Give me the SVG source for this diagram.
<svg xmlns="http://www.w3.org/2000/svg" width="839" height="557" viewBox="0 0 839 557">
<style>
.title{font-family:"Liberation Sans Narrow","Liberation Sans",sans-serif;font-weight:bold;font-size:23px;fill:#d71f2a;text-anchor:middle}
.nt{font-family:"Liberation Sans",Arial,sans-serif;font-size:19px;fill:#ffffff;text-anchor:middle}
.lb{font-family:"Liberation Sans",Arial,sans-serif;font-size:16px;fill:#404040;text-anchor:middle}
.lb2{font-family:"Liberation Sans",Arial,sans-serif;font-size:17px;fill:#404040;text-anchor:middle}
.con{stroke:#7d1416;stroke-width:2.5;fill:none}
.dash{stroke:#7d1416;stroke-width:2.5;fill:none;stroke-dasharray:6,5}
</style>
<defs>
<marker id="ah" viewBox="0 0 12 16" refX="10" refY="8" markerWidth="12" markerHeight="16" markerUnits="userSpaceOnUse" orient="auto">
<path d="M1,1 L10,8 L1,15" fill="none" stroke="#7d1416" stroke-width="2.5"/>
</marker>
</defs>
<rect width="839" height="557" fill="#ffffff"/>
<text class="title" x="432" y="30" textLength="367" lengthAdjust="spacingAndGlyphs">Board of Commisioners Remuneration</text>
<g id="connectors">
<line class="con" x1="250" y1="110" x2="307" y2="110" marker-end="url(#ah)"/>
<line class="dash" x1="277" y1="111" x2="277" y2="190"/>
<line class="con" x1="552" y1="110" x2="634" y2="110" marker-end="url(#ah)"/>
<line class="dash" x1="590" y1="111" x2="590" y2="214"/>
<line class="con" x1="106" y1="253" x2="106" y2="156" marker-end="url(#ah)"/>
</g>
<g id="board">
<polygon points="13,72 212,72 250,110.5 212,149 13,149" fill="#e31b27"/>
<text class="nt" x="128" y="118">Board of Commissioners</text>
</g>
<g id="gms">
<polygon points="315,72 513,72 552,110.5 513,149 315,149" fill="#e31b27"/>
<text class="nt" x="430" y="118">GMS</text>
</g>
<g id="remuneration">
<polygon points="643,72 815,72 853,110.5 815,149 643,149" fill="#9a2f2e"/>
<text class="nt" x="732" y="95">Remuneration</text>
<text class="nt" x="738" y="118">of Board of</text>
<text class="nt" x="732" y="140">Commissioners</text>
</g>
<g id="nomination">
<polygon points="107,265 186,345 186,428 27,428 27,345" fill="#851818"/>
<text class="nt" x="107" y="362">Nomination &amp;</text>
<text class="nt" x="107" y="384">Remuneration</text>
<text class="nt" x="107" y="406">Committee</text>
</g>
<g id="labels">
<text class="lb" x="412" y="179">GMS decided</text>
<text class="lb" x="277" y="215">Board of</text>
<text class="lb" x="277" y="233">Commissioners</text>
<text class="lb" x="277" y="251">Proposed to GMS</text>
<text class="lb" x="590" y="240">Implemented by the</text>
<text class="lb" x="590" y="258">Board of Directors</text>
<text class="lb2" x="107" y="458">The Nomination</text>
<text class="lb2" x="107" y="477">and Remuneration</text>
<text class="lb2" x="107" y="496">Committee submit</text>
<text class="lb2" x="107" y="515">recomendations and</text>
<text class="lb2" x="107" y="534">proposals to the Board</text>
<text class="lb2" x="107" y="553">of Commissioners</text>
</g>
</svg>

__________________________________________________

• [What the task requires]:
Using the data above, repeat every line exactly.

• [Written solution]:
Give me the SVG source for this diagram.
<svg xmlns="http://www.w3.org/2000/svg" width="839" height="557" viewBox="0 0 839 557">
<style>
.title{font-family:"Liberation Sans Narrow","Liberation Sans",sans-serif;font-weight:bold;font-size:23px;fill:#d71f2a;text-anchor:middle}
.nt{font-family:"Liberation Sans",Arial,sans-serif;font-size:19px;fill:#ffffff;text-anchor:middle}
.lb{font-family:"Liberation Sans",Arial,sans-serif;font-size:16px;fill:#404040;text-anchor:middle}
.lb2{font-family:"Liberation Sans",Arial,sans-serif;font-size:17px;fill:#404040;text-anchor:middle}
.con{stroke:#7d1416;stroke-width:2.5;fill:none}
.dash{stroke:#7d1416;stroke-width:2.5;fill:none;stroke-dasharray:6,5}
</style>
<defs>
<marker id="ah" viewBox="0 0 12 16" refX="10" refY="8" markerWidth="12" markerHeight="16" markerUnits="userSpaceOnUse" orient="auto">
<path d="M1,1 L10,8 L1,15" fill="none" stroke="#7d1416" stroke-width="2.5"/>
</marker>
</defs>
<rect width="839" height="557" fill="#ffffff"/>
<text class="title" x="432" y="30" textLength="367" lengthAdjust="spacingAndGlyphs">Board of Commisioners Remuneration</text>
<g id="connectors">
<line class="con" x1="250" y1="110" x2="307" y2="110" marker-end="url(#ah)"/>
<line class="dash" x1="277" y1="111" x2="277" y2="190"/>
<line class="con" x1="552" y1="110" x2="634" y2="110" marker-end="url(#ah)"/>
<line class="dash" x1="590" y1="111" x2="590" y2="214"/>
<line class="con" x1="106" y1="253" x2="106" y2="156" marker-end="url(#ah)"/>
</g>
<g id="board">
<polygon points="13,72 212,72 250,110.5 212,149 13,149" fill="#e31b27"/>
<text class="nt" x="128" y="118">Board of Commissioners</text>
</g>
<g id="gms">
<polygon points="315,72 513,72 552,110.5 513,149 315,149" fill="#e31b27"/>
<text class="nt" x="430" y="118">GMS</text>
</g>
<g id="remuneration">
<polygon points="643,72 815,72 853,110.5 815,149 643,149" fill="#9a2f2e"/>
<text class="nt" x="732" y="95">Remuneration</text>
<text class="nt" x="738" y="118">of Board of</text>
<text class="nt" x="732" y="140">Commissioners</text>
</g>
<g id="nomination">
<polygon points="107,265 186,345 186,428 27,428 27,345" fill="#851818"/>
<text class="nt" x="107" y="362">Nomination &amp;</text>
<text class="nt" x="107" y="384">Remuneration</text>
<text class="nt" x="107" y="406">Committee</text>
</g>
<g id="labels">
<text class="lb" x="412" y="179">GMS decided</text>
<text class="lb" x="277" y="215">Board of</text>
<text class="lb" x="277" y="233">Commissioners</text>
<text class="lb" x="277" y="251">Proposed to GMS</text>
<text class="lb" x="590" y="240">Implemented by the</text>
<text class="lb" x="590" y="258">Board of Directors</text>
<text class="lb2" x="107" y="458">The Nomination</text>
<text class="lb2" x="107" y="477">and Remuneration</text>
<text class="lb2" x="107" y="496">Committee submit</text>
<text class="lb2" x="107" y="515">recomendations and</text>
<text class="lb2" x="107" y="534">proposals to the Board</text>
<text class="lb2" x="107" y="553">of Commissioners</text>
</g>
</svg>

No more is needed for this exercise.